# new hampshire members with cb's



## nhglock17 (Jan 11, 2007)

Hello all David from Milford here,I was juts wondering how many other members from NH have Cb's in their trcuks.and what you handle is? mine is nhglock:waving:


----------



## EricD701 (Jan 19, 2007)

Hi David,
I have a CB in the truck and a base unit at the house (Nashua). I go by RoadMaster.

Eric


----------



## nhglock17 (Jan 11, 2007)

*hello eric*

Hey there Eric, My handle is racefan, on the radio, I think I have heard your handle Iam on chan 19 on am and Chan 38 on lsb,do you also have sideband?


----------



## EricD701 (Jan 19, 2007)

I have side band on my base unit.. I haven't been on since the winter, I mostly use it when plowing...

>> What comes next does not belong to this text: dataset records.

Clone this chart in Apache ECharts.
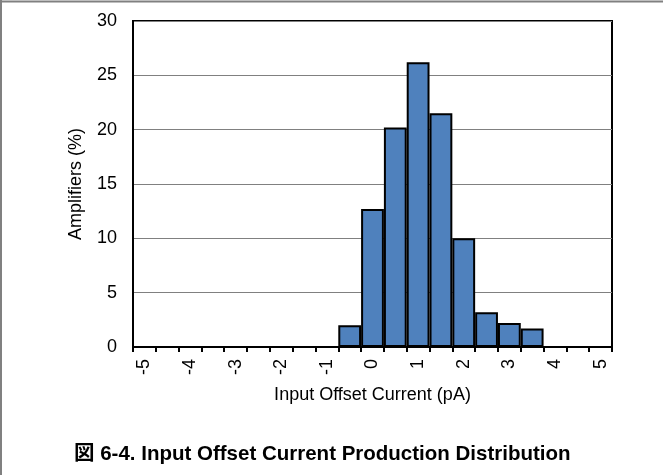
<!DOCTYPE html>
<html>
<head>
<meta charset="utf-8">
<script src="https://cdn.jsdelivr.net/npm/echarts@6/dist/echarts.min.js"></script>
<style>
html,body{margin:0;padding:0;background:#fff;}
#c{width:663px;height:475px;}
</style>
</head>
<body>
<div id="c"></div>
<script>
const categories = ["-5","-4.5","-4","-3.5","-3","-2.5","-2","-1.5","-1","-0.5","0","0.5","1","1.5","2","2.5","3","3.5","4","4.5","5"];
const amplifiersPct = [0,0,0,0,0,0,0,0,0,2.0,12.7,20.2,26.2,21.5,10.0,3.2,2.2,1.7,0,0,0];
const yTicks = [0,5,10,15,20,25,30];
const xTitle = "Input Offset Current (pA)";
const yTitle = "Amplifiers (%)";
const caption = "図 6-4. Input Offset Current Production Distribution";

const font = "'Liberation Sans', Arial, sans-serif";
const chart = echarts.init(document.getElementById('c'), null, {renderer:'canvas'});
chart.setOption({
  animation:false,
  backgroundColor:'#fff',
  title:{
    text: caption,
    left: 69, top: 439,
    textStyle:{fontFamily:"'Liberation Sans','Noto Sans CJK JP',sans-serif", fontWeight:'bold', fontSize:20.5, color:'#000'}
  },
  grid:{left:133, right:51, top:21, bottom:128, show:true, borderColor:'#000', borderWidth:2, backgroundColor:'transparent'},
  xAxis:{
    type:'category',
    data:categories,
    name:xTitle, nameLocation:'middle', nameGap:39,
    nameTextStyle:{fontFamily:font, fontSize:18, color:'#000'},
    axisLine:{show:true, lineStyle:{color:'#000', width:2}},
    axisTick:{show:true, interval:0, length:5, lineStyle:{color:'#000', width:2}},
    axisLabel:{interval:1, rotate:90, margin:12, fontFamily:font, fontSize:18, color:'#000'},
    splitLine:{show:false}
  },
  yAxis:{
    type:'value', min:yTicks[0], max:yTicks[yTicks.length-1], interval:5,
    name:yTitle, nameLocation:'middle', nameGap:48,
    nameTextStyle:{fontFamily:font, fontSize:18, color:'#000'},
    axisLine:{show:true, lineStyle:{color:'#000', width:2}},
    axisTick:{show:false},
    axisLabel:{margin:16, fontFamily:font, fontSize:18, color:'#000'},
    splitLine:{show:true, lineStyle:{color:'#808080', width:1}}
  },
  series:[{
    type:'bar',
    data:amplifiersPct,
    barCategoryGap:0,
    itemStyle:{color:'#4f81bd', borderColor:'#000', borderWidth:2}
  }],
  graphic:[
    {type:'line', shape:{x1:0,y1:1.5,x2:663,y2:1.5}, style:{stroke:'#808080', lineWidth:2}},
    {type:'line', shape:{x1:1,y1:0,x2:1,y2:475}, style:{stroke:'#808080', lineWidth:2}}
  ]
});
</script>
</body>
</html>
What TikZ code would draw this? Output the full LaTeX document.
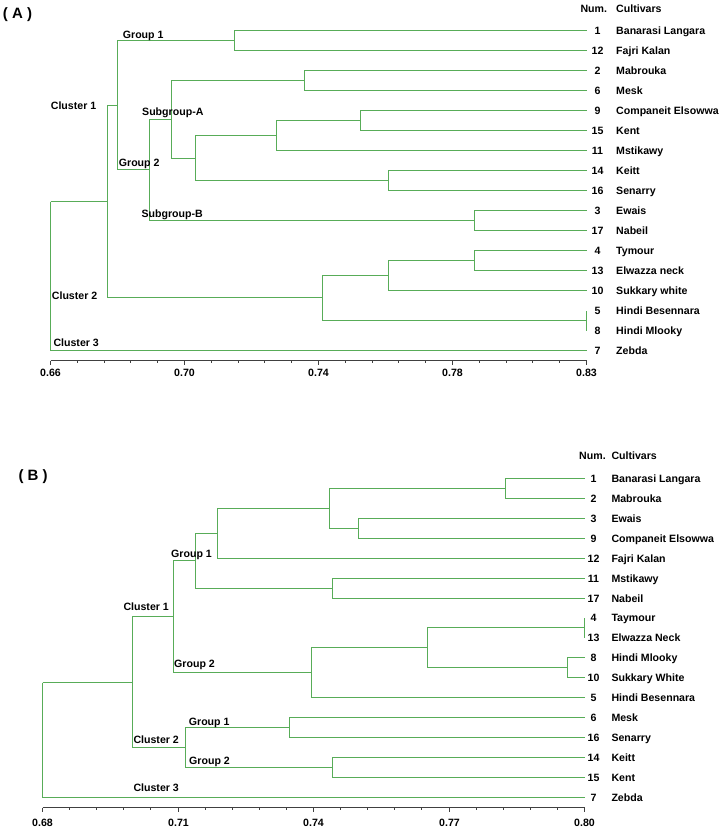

The guys on ch 19 are always fighting so most times I will just sandbag till I'm bord...


----------



## nhglock17 (Jan 11, 2007)

*re cb*

COooolllll I bought my mobilel unit in feb, a cobra 25ltd and a wilson 1000 att.Mybase radio is a cobra 142gtl that has been worked on more power ect and has a d104 mic and a tram att.40 am 40lsb and 40 usb.I have talked with many people, seems like the smaller towns ect like milford/ wilton have more radios, than in the cities.


----------



## nhglock17 (Jan 11, 2007)

*hey Eric /roadmaster*

Hey Eric I shouted out to Roadmaster Wed afternoon around 3 And a guy said go ahead you have roadmaster twice than nothing was that you??? David aka racefan


----------



## EricD701 (Jan 19, 2007)

No, not me .. I don't get out of work untill 4:30/5:00..

Sounds like I might need a new handle it there are two of us


----------



## nhglock17 (Jan 11, 2007)

*ok cool*

Ok I though t I would ask,maybe the guys was just screwing around,I thought I would check,By the way are you going to the Mass GTg?


----------



## Yaz (Apr 13, 2005)

Looks like I should run a CB during storms at least. What channel are you guys using during storms 19 and 38?


----------



## nhglock17 (Jan 11, 2007)

*re cb raiod ect*

Hello there Yaz.I am on chan 19 much of time especially during storms,I also have a base unit with sideband sometimes Iam on Chan 19 am and somemtimes chan 38lsb


----------



## EricD701 (Jan 19, 2007)

nhglock17;397766 said:


> Ok I though t I would ask,maybe the guys was just screwing around,I thought I would check,By the way are you going to the Mass GTg?


No wasn't going to the gtg


----------



## EricD701 (Jan 19, 2007)

Yaz;397787 said:


> Looks like I should run a CB during storms at least. What channel are you guys using during storms 19 and 38?


Also if you get a cb with a weather band you can keep your self updated when your out plowing.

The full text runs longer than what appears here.